Friday, November 30, 2012

Something about that name, always

What a week of dramatic reversals. Loads of life ...and the terrors and sorrows of an untimely death. Moments of real joy ... followed by sadness deep and complete. Life lived in the middle, though the swings would cause one's neck to whiplash if one allowed it.

Wait! That describes life, doesn't it? Life lived in the way, lived with the truth.

I think most of us want to be on that hill top, forever and a day. Barring that, and it must be barred because life simply isn't lived up there, continually, we would all settle for life somewhere in the middle, wouldn't we?  You know the type of day I'm writing of. The kind of day where you get up and nothing serious or painful or sad happens. Of course, nothing terrific, nothing surprising, nothing eventful, nothing special and new happens, either.

The awful mood swings that come with life lived in the middle of Route 66, come with the territory, I'm afraid. If we could do any one thing about those ups and stomach-surrendering downs, we probably would. I, I'm pretty sure, would love to live a straight-line peace-keeping and peace-giving way. Instead, once I was a criminal, now I'm a prodigal.

My God loves me so much He would gather me like a spilled purse and take me home with Him. That's simply the way of our God. He wants to lift and cherish. He wants the spills on God-aisle No. 4 done away with. He wants us to gently pour the cleaner, the blood of the lamb, onto us and be done with it. He wants it that way, and we wouldn't at all mind it either. But it doesn't happen that manner, does it?

Wisdom literature (primarily Proverbs) tells me this:

"Mark well that God doesn’t miss a move you make;
he’s aware of every step you take.
The shadow of your sin will overtake you;
you’ll find yourself stumbling all over yourself in the dark.
Death is the reward of an undisciplined life;
your foolish decisions trap you in a dead end."

Don't you love it when football teams explain why they lost a game? They give every reason imaginable (and they imagine it in many very different ways), and invariably those reasons don't include, oh, "we actually stunk the place up last night," or "we were very clearly the worst team," or even "Did you see the game? They played dramatically better than we are even capable of." Does the losing team ever simply admit they weren't close to being good enough? Seldom, if ever, would be my acknowledgment.

Lt life dictates that sometimes we simply aren't as good, aren't as educated, aren't as disciplined, aren't as worthy as our opponent, our friend, our competition ... for jobs, for grades, for whatever comes next. But we tell ourselves that life has just plain run over us, that we're not to blame, that our parents or our professors, or our competitors or someone out there in a tough, tough word is responsible.
Not us.
Never us.

We've stumbled in the dark because someone stole the light.
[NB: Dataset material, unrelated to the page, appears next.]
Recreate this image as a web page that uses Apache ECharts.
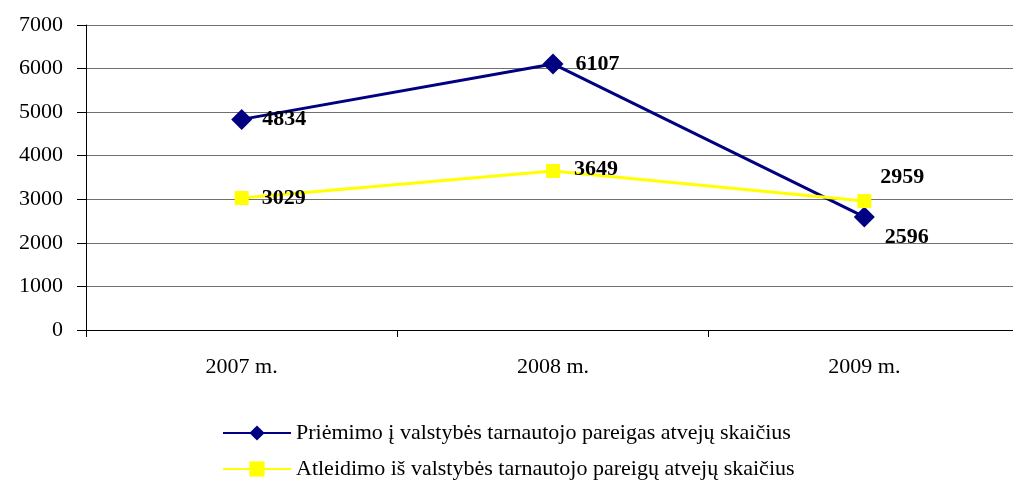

We can't be blamed for the darkness if someone stole the light, can we?

We've fallen because others have caused us to fall. Others have done to us; we've never done it to ourselves. It's their fault, not mine. Heck, blame God, he made me this way, we tell ourselves. And the ridiculousness of that argument is that we actually believe it.

In the debate about government and its role as benefactor, I never read that some simply didn't earn their way, didn't try hard enough, didn't confront the evidence that speaks of failure not as a fault but as a character builder.

Life is lived in gray areas, out beyond the gifts of government and out beyond the gifts of benefits not earned.

What one does in the gray is dictated by many factors, but one of those factors certainly is how our decisions leave us. I'll tell you this: My foolish decisions have almost always trapped me, my spouse, our children. My mistakes have almost always stopped the momentum of life, love, joy and happiness. God forgives, but consequences that come from the mistakes in judgment and errors in effort are bone crushers.

It doesn't mean I can't get back up after I fall. It simply means that if I don't try, I'll remain there on my back and the world can't or won't help. I need to remember, as someone once said, the only difference between Christians and those of the world is that Christians get back up when they fall. I believe that.

There is only one way, one truth, and one life when that happens. At the risk of becoming cliched, that way, truth and life is this man named by a Jewish teen mother and step-father. They called him Jesus.

As we head into still another weekend, remember Him. Remember the smiles of his youth, the lessons of his teaching, the memories of Jesus blessing and keeping close to his mentor, his rabbi, his God.

Jesus. There's just something about that name.